Addressing concerns on Monday that he is too old to be US president, McCain invited anyone with doubts to meet his mother, Roberta, who has shown few signs in recent years that age has slowed her down.
McCain, 71, likes to tell how his mother, who spends three months a year on holiday abroad, usually on long drives, was denied a rental car in Paris in 2006 on the grounds of age. She bought a car and drove it round France, shipped it back to the US and then drove it 4,800 km from the east coast to the west.
Speaking in Washington at the annual meeting of the Associated Press, he said Americans should judge him on his energy, his intellect, experience and judgment, not his age. He said he had out-campaigned his Republican rivals by working between 16 and 20 hours a day.
"I am capable of doing that," he said. "I know, I am doing that. If anyone has any further doubts, come and meet my 96-year-old mother."
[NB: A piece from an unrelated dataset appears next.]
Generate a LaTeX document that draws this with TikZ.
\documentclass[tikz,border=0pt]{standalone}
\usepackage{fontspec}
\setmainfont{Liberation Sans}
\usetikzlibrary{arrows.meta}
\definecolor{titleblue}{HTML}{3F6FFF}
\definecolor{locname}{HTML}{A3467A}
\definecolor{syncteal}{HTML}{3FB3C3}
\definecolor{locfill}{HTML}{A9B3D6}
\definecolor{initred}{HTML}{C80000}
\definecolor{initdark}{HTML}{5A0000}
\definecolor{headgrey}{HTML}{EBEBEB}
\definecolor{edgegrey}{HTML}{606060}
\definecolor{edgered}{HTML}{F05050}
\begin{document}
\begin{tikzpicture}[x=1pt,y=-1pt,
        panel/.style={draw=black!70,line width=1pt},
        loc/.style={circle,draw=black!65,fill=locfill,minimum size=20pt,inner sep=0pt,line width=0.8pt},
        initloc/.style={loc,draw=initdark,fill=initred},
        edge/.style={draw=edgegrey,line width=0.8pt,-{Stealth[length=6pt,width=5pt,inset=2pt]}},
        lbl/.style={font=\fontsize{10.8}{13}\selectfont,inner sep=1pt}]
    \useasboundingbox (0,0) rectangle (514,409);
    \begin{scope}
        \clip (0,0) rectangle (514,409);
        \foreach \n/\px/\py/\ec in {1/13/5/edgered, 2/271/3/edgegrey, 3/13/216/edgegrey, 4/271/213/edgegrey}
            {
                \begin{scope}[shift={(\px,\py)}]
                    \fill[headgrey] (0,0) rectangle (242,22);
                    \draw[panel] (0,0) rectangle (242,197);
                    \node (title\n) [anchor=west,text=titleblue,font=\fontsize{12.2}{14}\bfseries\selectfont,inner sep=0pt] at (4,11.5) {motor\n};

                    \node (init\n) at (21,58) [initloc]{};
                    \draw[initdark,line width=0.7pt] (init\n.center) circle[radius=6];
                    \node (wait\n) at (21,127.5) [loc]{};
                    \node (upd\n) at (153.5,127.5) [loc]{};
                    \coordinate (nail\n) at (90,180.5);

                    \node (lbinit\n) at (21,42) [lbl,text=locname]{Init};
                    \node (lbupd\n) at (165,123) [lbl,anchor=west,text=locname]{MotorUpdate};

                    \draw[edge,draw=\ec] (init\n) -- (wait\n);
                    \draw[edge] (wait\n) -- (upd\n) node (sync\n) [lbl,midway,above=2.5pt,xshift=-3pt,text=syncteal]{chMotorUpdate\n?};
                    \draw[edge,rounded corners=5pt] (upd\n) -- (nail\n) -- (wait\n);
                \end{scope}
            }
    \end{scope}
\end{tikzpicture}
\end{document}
Strategists working for Barack Obama, 46, the favorite to take the Democratic nomination, signaled on Monday they were planning to make age an issue, portraying their candidate as representing youth and change and McCain as old-fashioned.
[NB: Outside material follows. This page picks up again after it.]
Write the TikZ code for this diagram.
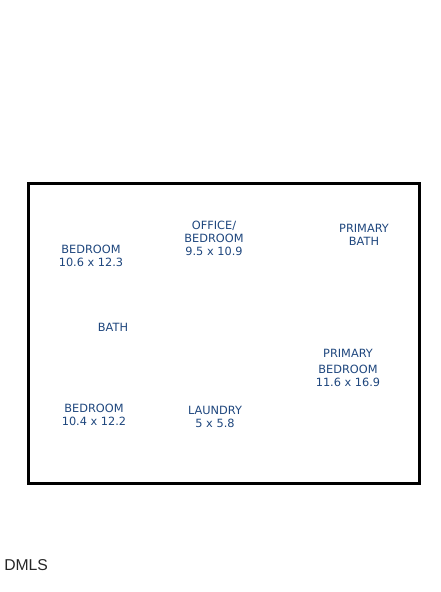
\documentclass[tikz,border=0pt]{standalone}
\usepackage{fontspec}
\setmainfont{DejaVu Sans}
\newfontfamily\mlsfont{Liberation Sans}
\usetikzlibrary{positioning}
\definecolor{roomblue}{RGB}{30,70,125}

\begin{document}
\begin{tikzpicture}[x=0.75pt,y=-0.75pt,
                    room/.style={text=roomblue,align=center,inner sep=0pt,
                      font=\fontsize{8.5}{9.75}\selectfont}
                   ]
  \useasboundingbox (0,0) rectangle (440,592);

  % outline
  \draw[line width=2.3pt] (28.5,183.5) rectangle (419.5,483.5);

  \node[room] (bed1) at (91,256) {BEDROOM\\10.6 x 12.3};
  \node[room] (office) at (214,238) {OFFICE/\\BEDROOM\\9.5 x 10.9};
  \node[room] (pbath) at (364,234.5) {PRIMARY\\BATH};
  \node[room] (bath) at (113,327) {BATH};
  \node[room] (pbed) at (348,368) {PRIMARY\\[2.2pt]BEDROOM\\11.6 x 16.9};
  \node[room] (bed2) at (94,414.5) {BEDROOM\\10.4 x 12.2};
  \node[room] (laundry) at (215,416.5) {LAUNDRY\\5 x 5.8};

  \node[anchor=west,inner sep=0pt,text=black!85,
        font=\mlsfont\fontsize{11.8}{13}\selectfont] (dmls) at (4,565.5) {DMLS};
\end{tikzpicture}
\end{document}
McCain said that because of his age, the media were placing great importance on his choice of vice-presidential candidate, but he insisted that a shared philosophy, values and priorities mattered more than the age of his running mate. "That would be the criteria that I have. But certainly it will be an important selection. And it may be viewed by some as more important in my case," McCain said. He said he hoped to decide on his vice-presidential candidate "earlier rather than later".
The senator, who is occasionally accompanied on the campaign trail by his mother, tells another anecdote about her: Three years ago, she was stopped by police in Arizona for driving at about 180 kph.